===== SUPPLIED MATERIAL
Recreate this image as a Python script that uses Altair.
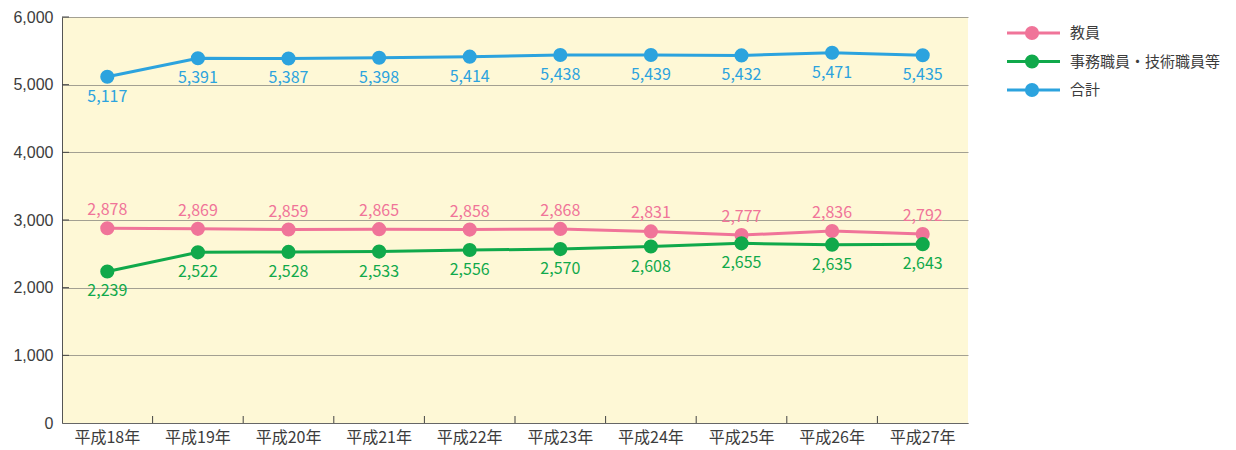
import altair as alt
import pandas as pd

years = ["平成18年", "平成19年", "平成20年", "平成21年", "平成22年",
         "平成23年", "平成24年", "平成25年", "平成26年", "平成27年"]
series_names = ["教員", "事務職員・技術職員等", "合計"]
kyoin = [2878, 2869, 2859, 2865, 2858, 2868, 2831, 2777, 2836, 2792]
jimu = [2239, 2522, 2528, 2533, 2556, 2570, 2608, 2655, 2635, 2643]
total = [5117, 5391, 5387, 5398, 5414, 5438, 5439, 5432, 5471, 5435]
colors = ["#f07499", "#10a94b", "#2ca3de"]
y_ticks = [0, 1000, 2000, 3000, 4000, 5000, 6000]
label_dy = {"教員": -18, "事務職員・技術職員等": 20, "合計": 20}

rows = []
for name, vals in zip(series_names, [kyoin, jimu, total]):
    for yr, v in zip(years, vals):
        rows.append({"year": yr, "series": name, "value": v})
df = pd.DataFrame(rows)
legend_df = pd.DataFrame({"series": series_names})

FONT = "Noto Sans CJK JP"
TXT = "#3c3c3c"
xscale = alt.Scale(type="band", domain=years, paddingInner=0, paddingOuter=0)
yscale = alt.Scale(domain=[0, 6000], nice=False)
cscale = alt.Scale(domain=series_names, range=colors)
color_enc = alt.Color("series:N", scale=cscale, legend=None)

x_axis = alt.Axis(title=None, labelAngle=0, ticks=False, domainColor="#666",
                  labelFontSize=16, labelColor=TXT, labelPadding=6,
                  grid=False, labelFont=FONT)
y_axis = alt.Axis(title=None, values=y_ticks, format=",d", tickSize=0,
                  grid=True, gridColor="#a3a092", domainColor="#555",
                  labelFontSize=16, labelColor=TXT, labelPadding=9,
                  labelFont="Liberation Sans")
x_enc = alt.X("year:O", scale=xscale, bandPosition=0.5, axis=x_axis)
y_enc = alt.Y("value:Q", scale=yscale, axis=y_axis)

base = alt.Chart(df)
line = base.mark_line(strokeWidth=3).encode(x=x_enc, y=y_enc, color=color_enc)
points = base.mark_point(filled=True, size=200, opacity=1).encode(
    x=x_enc, y=y_enc, color=color_enc)

texts = []
for name in series_names:
    texts.append(base.transform_filter(alt.datum.series == name)
                 .mark_text(dy=label_dy[name], fontSize=16, font=FONT)
                 .encode(x=x_enc, y=y_enc,
                         text=alt.Text("value:Q", format=",d"),
                         color=color_enc))

ytick = alt.Chart(pd.DataFrame({"value": y_ticks[1:]})).mark_rule(color="#444", strokeWidth=1).encode(
    y=y_enc, x=alt.value(0), x2=alt.value(7))
xtick = alt.Chart(pd.DataFrame({"year": years[1:]})).mark_rule(color="#444", strokeWidth=1).encode(
    x=alt.X("year:O", scale=xscale, bandPosition=0, axis=x_axis),
    y=alt.value(399), y2=alt.value(406))

main = alt.layer(line, ytick, xtick, points, *texts)

# legend drawn as its own small layer with an independent point scale
ly = alt.Y("series:N", scale=alt.Scale(type="point", domain=series_names, range=[16, 73], padding=0),
           axis=None)
lbase = alt.Chart(legend_df)
leg_line = lbase.mark_rule(strokeWidth=3).encode(
    y=ly, x=alt.value(945), x2=alt.value(998), color=color_enc)
leg_pt = lbase.mark_point(filled=True, size=200, opacity=1).encode(
    y=ly, x=alt.value(970), color=color_enc)
leg_txt = lbase.mark_text(align="left", baseline="middle", fontSize=15, font=FONT, color=TXT).encode(
    y=ly, x=alt.value(1008), text="series:N")
legend = alt.layer(leg_line, leg_pt, leg_txt)

chart = alt.layer(main, legend).resolve_scale(y="independent").properties(
    width=906, height=406,
    autosize=alt.AutoSizeParams(type="none"),
    padding={"left": 54, "top": 9, "right": 260, "bottom": 27},
).configure(font=FONT).configure_view(fill="#fef8d6", stroke=None)

chart.save("out.html", embed_options={"renderer": "svg", "actions": False})
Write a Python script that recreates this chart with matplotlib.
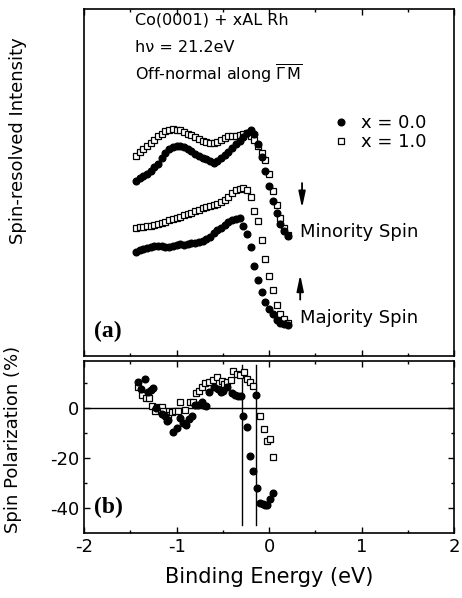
==========
### GIVEN REQUEST
Quote all the records verbatim, dropping any pictures from your copy.

### WRITTEN ANSWER
Recreate this image as a Python script that uses Altair.
import altair as alt
import pandas as pd

years = ["平成18年", "平成19年", "平成20年", "平成21年", "平成22年",
         "平成23年", "平成24年", "平成25年", "平成26年", "平成27年"]
series_names = ["教員", "事務職員・技術職員等", "合計"]
kyoin = [2878, 2869, 2859, 2865, 2858, 2868, 2831, 2777, 2836, 2792]
jimu = [2239, 2522, 2528, 2533, 2556, 2570, 2608, 2655, 2635, 2643]
total = [5117, 5391, 5387, 5398, 5414, 5438, 5439, 5432, 5471, 5435]
colors = ["#f07499", "#10a94b", "#2ca3de"]
y_ticks = [0, 1000, 2000, 3000, 4000, 5000, 6000]
label_dy = {"教員": -18, "事務職員・技術職員等": 20, "合計": 20}

rows = []
for name, vals in zip(series_names, [kyoin, jimu, total]):
    for yr, v in zip(years, vals):
        rows.append({"year": yr, "series": name, "value": v})
df = pd.DataFrame(rows)
legend_df = pd.DataFrame({"series": series_names})

FONT = "Noto Sans CJK JP"
TXT = "#3c3c3c"
xscale = alt.Scale(type="band", domain=years, paddingInner=0, paddingOuter=0)
yscale = alt.Scale(domain=[0, 6000], nice=False)
cscale = alt.Scale(domain=series_names, range=colors)
color_enc = alt.Color("series:N", scale=cscale, legend=None)

x_axis = alt.Axis(title=None, labelAngle=0, ticks=False, domainColor="#666",
                  labelFontSize=16, labelColor=TXT, labelPadding=6,
                  grid=False, labelFont=FONT)
y_axis = alt.Axis(title=None, values=y_ticks, format=",d", tickSize=0,
                  grid=True, gridColor="#a3a092", domainColor="#555",
                  labelFontSize=16, labelColor=TXT, labelPadding=9,
                  labelFont="Liberation Sans")
x_enc = alt.X("year:O", scale=xscale, bandPosition=0.5, axis=x_axis)
y_enc = alt.Y("value:Q", scale=yscale, axis=y_axis)

base = alt.Chart(df)
line = base.mark_line(strokeWidth=3).encode(x=x_enc, y=y_enc, color=color_enc)
points = base.mark_point(filled=True, size=200, opacity=1).encode(
    x=x_enc, y=y_enc, color=color_enc)

texts = []
for name in series_names:
    texts.append(base.transform_filter(alt.datum.series == name)
                 .mark_text(dy=label_dy[name], fontSize=16, font=FONT)
                 .encode(x=x_enc, y=y_enc,
                         text=alt.Text("value:Q", format=",d"),
                         color=color_enc))

ytick = alt.Chart(pd.DataFrame({"value": y_ticks[1:]})).mark_rule(color="#444", strokeWidth=1).encode(
    y=y_enc, x=alt.value(0), x2=alt.value(7))
xtick = alt.Chart(pd.DataFrame({"year": years[1:]})).mark_rule(color="#444", strokeWidth=1).encode(
    x=alt.X("year:O", scale=xscale, bandPosition=0, axis=x_axis),
    y=alt.value(399), y2=alt.value(406))

main = alt.layer(line, ytick, xtick, points, *texts)

# legend drawn as its own small layer with an independent point scale
ly = alt.Y("series:N", scale=alt.Scale(type="point", domain=series_names, range=[16, 73], padding=0),
           axis=None)
lbase = alt.Chart(legend_df)
leg_line = lbase.mark_rule(strokeWidth=3).encode(
    y=ly, x=alt.value(945), x2=alt.value(998), color=color_enc)
leg_pt = lbase.mark_point(filled=True, size=200, opacity=1).encode(
    y=ly, x=alt.value(970), color=color_enc)
leg_txt = lbase.mark_text(align="left", baseline="middle", fontSize=15, font=FONT, color=TXT).encode(
    y=ly, x=alt.value(1008), text="series:N")
legend = alt.layer(leg_line, leg_pt, leg_txt)

chart = alt.layer(main, legend).resolve_scale(y="independent").properties(
    width=906, height=406,
    autosize=alt.AutoSizeParams(type="none"),
    padding={"left": 54, "top": 9, "right": 260, "bottom": 27},
).configure(font=FONT).configure_view(fill="#fef8d6", stroke=None)

chart.save("out.html", embed_options={"renderer": "svg", "actions": False})
Write a Python script that recreates this chart with matplotlib.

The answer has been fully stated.